───── Data rows

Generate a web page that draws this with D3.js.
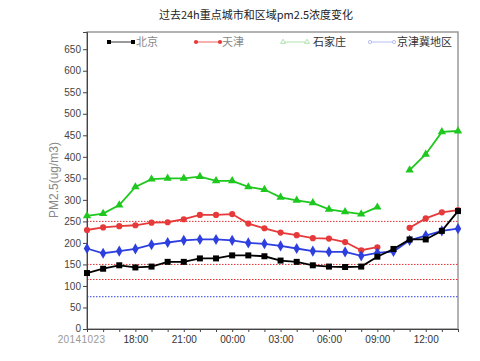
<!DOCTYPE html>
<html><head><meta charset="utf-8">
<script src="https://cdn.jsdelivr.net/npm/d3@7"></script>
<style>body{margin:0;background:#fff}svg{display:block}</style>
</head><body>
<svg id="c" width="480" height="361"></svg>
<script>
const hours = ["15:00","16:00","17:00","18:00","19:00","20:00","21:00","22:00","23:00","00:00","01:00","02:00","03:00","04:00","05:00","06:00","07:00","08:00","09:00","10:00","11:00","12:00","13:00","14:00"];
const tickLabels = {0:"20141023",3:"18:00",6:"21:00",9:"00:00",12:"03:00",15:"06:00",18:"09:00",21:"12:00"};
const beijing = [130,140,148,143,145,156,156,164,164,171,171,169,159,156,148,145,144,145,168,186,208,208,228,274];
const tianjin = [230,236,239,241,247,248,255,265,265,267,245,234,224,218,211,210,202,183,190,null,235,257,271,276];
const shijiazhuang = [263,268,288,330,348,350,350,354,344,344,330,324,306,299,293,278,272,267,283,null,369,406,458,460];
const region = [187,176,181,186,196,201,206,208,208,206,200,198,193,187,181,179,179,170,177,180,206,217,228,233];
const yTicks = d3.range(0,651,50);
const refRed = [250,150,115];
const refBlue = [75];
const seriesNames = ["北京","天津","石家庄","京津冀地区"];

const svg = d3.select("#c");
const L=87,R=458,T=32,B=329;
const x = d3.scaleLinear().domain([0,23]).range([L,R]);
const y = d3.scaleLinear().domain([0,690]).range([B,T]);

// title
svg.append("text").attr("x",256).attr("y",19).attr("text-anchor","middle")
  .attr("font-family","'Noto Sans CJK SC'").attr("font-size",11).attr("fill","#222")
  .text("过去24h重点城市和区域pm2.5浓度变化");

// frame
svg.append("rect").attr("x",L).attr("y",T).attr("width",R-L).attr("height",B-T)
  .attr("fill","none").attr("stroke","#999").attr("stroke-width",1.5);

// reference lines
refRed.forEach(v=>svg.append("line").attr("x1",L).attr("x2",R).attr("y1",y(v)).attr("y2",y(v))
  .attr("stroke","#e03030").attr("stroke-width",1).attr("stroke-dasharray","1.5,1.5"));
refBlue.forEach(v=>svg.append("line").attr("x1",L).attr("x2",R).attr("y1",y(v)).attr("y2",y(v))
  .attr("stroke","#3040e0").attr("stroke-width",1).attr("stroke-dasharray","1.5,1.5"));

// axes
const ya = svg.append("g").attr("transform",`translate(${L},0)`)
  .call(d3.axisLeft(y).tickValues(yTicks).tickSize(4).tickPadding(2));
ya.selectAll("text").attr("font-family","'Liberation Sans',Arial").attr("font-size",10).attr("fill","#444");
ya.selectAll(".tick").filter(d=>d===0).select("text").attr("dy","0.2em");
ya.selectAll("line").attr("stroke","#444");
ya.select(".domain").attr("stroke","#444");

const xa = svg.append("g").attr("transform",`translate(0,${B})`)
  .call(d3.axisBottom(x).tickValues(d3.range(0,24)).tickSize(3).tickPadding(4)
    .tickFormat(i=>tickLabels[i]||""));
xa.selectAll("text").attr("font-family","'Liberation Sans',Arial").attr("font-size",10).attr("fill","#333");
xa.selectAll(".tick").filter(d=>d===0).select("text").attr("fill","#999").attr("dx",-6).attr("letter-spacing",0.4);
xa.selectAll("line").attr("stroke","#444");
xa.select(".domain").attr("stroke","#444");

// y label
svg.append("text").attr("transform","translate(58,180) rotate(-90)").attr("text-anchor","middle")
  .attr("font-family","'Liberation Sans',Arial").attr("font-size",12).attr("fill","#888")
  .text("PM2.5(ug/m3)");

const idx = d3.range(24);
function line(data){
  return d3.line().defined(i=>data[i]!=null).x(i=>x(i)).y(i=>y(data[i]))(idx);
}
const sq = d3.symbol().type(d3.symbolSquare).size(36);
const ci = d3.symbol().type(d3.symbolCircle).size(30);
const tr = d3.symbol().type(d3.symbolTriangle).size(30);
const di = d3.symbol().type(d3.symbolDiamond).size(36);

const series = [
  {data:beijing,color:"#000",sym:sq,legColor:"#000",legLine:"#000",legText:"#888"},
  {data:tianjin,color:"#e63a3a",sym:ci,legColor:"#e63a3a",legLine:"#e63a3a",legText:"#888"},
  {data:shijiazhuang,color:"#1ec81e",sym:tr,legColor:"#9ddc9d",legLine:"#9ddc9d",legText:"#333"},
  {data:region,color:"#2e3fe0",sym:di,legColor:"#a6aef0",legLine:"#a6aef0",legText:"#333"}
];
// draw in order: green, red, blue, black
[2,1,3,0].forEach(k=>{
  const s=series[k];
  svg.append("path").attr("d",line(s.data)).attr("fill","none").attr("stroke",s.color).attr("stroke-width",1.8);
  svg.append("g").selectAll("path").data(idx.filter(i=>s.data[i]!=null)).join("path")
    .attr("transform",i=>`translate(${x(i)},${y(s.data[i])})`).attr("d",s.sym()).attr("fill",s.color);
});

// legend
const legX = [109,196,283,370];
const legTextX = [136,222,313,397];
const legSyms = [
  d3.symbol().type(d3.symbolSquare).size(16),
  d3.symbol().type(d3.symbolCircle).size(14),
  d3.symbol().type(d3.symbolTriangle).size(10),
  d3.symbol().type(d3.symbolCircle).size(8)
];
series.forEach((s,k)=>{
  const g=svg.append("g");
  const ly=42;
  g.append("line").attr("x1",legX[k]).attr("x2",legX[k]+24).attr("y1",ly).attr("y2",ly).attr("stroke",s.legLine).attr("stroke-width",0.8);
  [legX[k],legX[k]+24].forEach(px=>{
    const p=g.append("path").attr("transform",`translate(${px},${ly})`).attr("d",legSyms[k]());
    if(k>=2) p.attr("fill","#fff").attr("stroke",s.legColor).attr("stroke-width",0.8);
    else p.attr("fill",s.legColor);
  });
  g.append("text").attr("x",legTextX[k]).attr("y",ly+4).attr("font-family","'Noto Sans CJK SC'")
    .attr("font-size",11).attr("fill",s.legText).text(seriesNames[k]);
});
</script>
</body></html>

──────────
───── Data rows

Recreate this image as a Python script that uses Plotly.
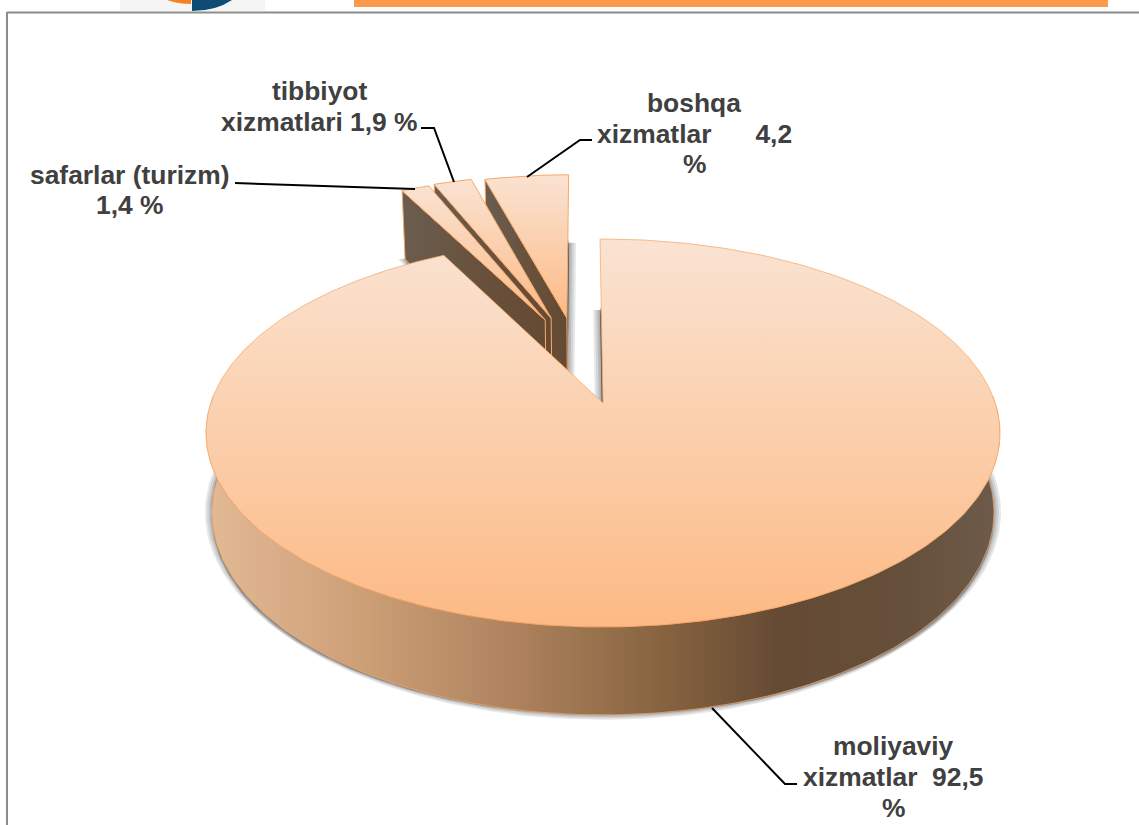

──────────
───── Data rows

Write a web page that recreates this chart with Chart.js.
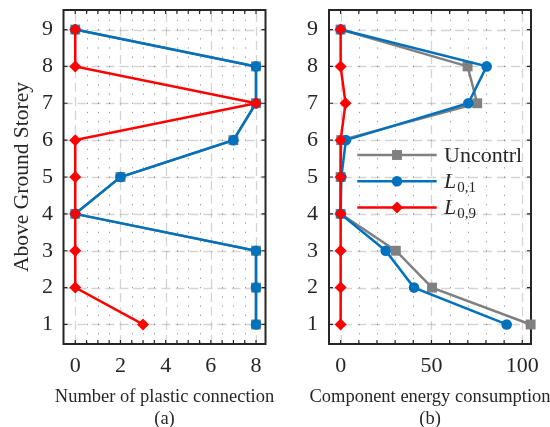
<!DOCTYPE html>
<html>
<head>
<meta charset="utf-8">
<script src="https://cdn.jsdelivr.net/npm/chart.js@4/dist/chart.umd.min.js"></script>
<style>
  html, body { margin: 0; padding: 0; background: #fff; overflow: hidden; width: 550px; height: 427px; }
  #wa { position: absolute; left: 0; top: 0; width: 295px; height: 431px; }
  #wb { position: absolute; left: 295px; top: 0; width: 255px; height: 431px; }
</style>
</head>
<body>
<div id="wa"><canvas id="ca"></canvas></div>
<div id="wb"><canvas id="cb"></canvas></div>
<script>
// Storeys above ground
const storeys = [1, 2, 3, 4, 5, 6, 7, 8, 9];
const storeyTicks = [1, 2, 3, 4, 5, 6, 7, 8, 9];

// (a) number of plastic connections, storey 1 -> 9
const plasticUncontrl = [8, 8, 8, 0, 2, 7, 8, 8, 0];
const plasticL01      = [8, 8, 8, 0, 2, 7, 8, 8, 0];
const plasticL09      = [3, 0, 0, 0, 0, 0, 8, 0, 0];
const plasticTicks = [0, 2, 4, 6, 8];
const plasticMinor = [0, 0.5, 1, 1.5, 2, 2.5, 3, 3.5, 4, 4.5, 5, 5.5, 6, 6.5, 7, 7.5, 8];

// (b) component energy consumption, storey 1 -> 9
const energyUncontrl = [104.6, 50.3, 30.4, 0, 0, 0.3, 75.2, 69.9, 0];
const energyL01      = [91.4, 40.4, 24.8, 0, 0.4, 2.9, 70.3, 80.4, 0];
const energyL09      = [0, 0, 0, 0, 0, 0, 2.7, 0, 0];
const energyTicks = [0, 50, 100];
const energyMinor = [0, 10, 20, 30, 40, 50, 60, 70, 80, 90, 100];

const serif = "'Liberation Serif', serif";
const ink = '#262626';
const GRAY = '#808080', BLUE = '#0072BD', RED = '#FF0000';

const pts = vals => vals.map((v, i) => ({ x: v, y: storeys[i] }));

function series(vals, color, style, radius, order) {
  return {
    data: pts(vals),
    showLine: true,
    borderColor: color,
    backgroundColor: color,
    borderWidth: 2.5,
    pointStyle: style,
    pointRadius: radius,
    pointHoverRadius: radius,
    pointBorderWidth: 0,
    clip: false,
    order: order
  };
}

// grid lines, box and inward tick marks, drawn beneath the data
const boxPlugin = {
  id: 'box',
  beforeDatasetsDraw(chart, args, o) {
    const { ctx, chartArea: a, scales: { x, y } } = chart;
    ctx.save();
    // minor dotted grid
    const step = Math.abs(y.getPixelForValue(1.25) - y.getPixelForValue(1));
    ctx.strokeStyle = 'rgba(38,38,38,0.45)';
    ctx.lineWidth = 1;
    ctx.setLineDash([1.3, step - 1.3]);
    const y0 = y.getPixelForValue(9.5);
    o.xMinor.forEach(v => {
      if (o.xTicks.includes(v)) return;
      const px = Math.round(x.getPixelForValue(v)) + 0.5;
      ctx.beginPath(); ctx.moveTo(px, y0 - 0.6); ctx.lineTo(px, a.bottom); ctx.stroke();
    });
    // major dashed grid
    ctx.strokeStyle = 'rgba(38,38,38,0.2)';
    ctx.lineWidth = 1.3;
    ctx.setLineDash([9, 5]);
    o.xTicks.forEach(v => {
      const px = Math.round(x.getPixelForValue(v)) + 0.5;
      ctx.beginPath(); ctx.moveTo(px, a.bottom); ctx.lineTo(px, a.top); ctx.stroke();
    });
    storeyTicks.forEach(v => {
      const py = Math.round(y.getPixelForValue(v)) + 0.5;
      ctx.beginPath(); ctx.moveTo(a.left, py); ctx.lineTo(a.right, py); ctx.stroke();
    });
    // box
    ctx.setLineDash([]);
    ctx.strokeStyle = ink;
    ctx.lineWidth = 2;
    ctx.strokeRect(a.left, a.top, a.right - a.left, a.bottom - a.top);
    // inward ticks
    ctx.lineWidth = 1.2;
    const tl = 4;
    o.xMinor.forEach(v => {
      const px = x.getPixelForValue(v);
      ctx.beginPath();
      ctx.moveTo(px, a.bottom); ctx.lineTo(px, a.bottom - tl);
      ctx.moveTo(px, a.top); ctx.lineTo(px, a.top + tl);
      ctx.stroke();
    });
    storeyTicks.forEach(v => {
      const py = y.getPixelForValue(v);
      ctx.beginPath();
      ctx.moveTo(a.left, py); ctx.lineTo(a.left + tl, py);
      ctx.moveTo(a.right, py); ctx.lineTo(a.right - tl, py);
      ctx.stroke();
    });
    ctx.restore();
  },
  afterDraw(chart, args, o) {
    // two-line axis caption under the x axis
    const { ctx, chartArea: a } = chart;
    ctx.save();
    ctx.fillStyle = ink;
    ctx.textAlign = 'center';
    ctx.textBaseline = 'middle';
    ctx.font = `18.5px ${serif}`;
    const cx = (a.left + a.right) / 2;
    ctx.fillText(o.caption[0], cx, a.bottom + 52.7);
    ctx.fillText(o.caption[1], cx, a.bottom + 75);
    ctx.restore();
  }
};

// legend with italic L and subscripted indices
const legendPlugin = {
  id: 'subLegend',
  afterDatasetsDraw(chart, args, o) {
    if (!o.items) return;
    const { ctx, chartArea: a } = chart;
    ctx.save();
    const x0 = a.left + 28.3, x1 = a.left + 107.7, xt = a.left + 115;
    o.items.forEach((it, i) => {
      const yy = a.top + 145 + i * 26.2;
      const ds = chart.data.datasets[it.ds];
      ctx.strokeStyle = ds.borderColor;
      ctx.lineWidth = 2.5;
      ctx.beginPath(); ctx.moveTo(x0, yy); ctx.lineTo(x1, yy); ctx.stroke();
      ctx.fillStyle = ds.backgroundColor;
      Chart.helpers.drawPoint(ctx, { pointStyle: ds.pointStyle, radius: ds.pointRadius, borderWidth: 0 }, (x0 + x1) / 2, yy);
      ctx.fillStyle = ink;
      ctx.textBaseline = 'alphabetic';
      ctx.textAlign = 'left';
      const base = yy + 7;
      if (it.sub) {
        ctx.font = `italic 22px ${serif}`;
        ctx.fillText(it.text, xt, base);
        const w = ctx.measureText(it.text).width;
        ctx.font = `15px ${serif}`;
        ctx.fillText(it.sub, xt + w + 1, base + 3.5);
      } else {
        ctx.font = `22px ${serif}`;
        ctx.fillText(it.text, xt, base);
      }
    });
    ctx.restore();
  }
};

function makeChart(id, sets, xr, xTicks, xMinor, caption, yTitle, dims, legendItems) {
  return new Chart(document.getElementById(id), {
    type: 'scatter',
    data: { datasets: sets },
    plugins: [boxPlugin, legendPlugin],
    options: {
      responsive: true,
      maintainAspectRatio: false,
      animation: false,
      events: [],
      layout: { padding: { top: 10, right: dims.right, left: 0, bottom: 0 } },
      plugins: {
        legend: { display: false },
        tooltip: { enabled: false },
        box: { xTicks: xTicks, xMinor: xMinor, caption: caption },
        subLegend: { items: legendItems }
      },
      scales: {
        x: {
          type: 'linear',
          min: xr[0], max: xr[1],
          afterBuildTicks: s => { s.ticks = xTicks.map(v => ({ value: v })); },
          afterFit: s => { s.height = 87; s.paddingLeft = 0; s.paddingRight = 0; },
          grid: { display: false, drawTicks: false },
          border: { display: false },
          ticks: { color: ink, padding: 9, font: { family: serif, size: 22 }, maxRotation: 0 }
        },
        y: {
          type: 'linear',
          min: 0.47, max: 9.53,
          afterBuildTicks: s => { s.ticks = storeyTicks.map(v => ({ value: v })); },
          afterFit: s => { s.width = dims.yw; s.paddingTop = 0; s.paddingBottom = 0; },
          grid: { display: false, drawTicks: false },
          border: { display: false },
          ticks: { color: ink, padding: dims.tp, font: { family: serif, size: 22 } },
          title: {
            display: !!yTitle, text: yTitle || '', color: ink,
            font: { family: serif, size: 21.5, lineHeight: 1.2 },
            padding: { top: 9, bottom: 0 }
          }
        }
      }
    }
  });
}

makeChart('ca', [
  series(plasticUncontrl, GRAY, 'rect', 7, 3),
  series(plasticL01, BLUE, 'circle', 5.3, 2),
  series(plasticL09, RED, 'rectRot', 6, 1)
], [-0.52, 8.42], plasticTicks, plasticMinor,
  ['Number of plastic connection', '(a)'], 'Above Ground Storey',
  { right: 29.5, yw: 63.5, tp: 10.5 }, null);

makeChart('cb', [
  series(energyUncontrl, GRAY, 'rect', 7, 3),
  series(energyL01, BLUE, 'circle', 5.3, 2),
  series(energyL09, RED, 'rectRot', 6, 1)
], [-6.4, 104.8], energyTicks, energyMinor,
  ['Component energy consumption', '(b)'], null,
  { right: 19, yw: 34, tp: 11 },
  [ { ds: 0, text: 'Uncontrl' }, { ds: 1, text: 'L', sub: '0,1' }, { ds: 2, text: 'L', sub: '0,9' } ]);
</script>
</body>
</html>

──────────

● Task requirements:
In the records above, how many lines contain the word "this"? Give the number alone.

● Written response:
3